**Task to complete**
Extract, in full, the lines below, beginning at the first and ending with the line that contains "import numpy as np". Pictures do not belong in the copy.

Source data
########################################
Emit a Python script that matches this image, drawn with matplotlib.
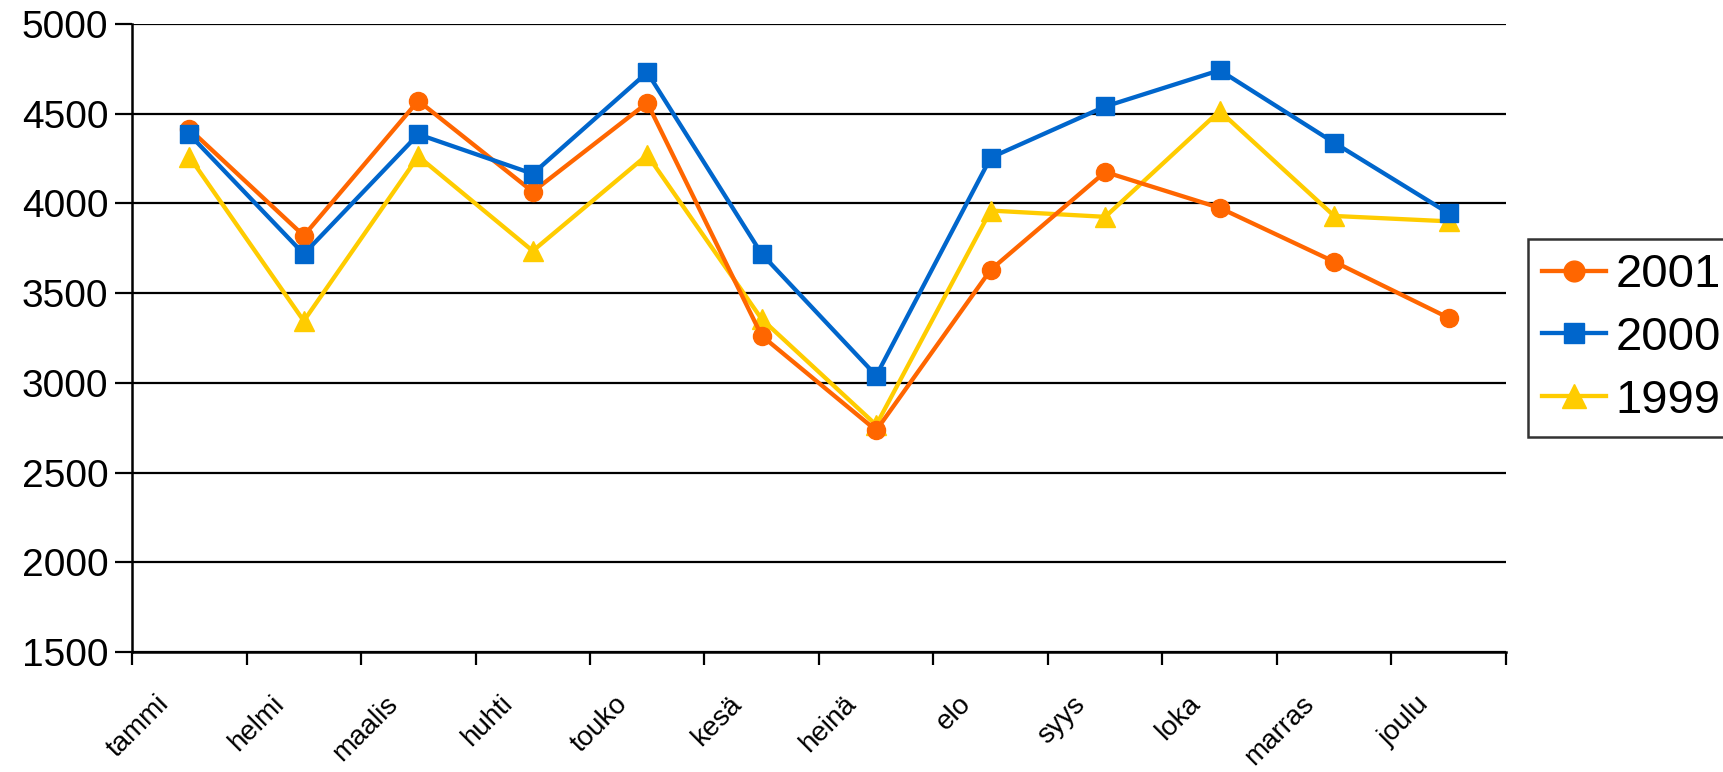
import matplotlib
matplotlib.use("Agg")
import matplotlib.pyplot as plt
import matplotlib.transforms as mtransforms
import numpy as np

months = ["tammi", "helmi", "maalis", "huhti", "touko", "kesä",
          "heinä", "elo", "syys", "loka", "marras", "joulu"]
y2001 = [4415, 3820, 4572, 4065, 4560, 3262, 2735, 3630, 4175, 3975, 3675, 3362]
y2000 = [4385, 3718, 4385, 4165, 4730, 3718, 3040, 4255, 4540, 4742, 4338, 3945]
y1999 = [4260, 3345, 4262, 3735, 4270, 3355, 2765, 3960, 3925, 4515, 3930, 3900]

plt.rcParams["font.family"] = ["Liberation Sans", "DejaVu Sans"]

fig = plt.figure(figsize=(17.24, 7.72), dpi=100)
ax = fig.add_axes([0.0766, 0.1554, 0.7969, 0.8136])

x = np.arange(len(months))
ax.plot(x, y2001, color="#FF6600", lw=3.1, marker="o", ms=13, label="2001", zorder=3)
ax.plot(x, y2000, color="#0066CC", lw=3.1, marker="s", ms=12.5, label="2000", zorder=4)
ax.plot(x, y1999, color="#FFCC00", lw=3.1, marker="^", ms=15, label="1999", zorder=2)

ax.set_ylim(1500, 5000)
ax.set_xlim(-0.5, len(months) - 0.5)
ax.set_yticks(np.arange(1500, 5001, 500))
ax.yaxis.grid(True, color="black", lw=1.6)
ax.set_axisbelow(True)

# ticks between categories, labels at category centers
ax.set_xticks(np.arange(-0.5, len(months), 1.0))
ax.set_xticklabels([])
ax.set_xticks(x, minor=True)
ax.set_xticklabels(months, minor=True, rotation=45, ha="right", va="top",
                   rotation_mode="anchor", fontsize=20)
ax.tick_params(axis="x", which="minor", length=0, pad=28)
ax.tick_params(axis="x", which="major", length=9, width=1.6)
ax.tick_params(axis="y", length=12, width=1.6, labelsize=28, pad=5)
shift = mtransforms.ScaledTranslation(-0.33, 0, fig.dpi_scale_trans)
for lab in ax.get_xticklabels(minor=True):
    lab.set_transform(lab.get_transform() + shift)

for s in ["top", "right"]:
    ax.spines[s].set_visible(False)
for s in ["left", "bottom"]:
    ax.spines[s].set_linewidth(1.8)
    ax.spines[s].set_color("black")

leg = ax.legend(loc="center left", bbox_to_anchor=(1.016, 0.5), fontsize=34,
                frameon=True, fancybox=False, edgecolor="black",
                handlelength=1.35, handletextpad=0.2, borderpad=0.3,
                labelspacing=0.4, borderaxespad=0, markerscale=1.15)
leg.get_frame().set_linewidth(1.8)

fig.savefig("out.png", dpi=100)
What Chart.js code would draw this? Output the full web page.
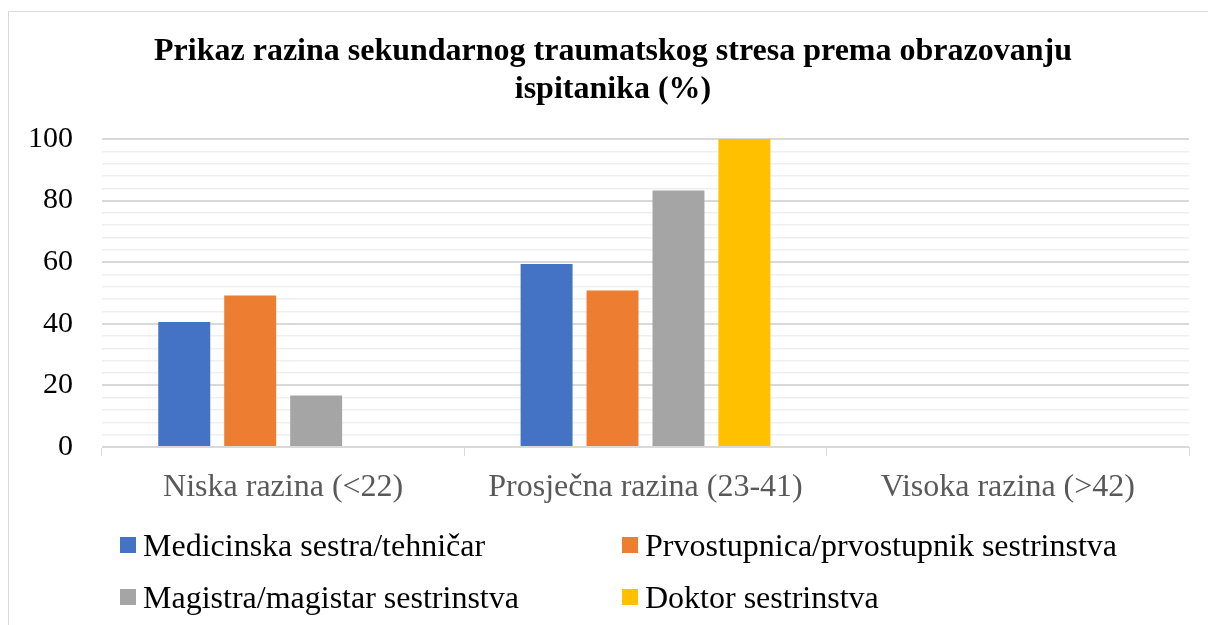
########################################
**Expected answer**
Emit a Python script that matches this image, drawn with matplotlib.
import matplotlib
matplotlib.use("Agg")
import matplotlib.pyplot as plt
import matplotlib.transforms as mtransforms
import numpy as np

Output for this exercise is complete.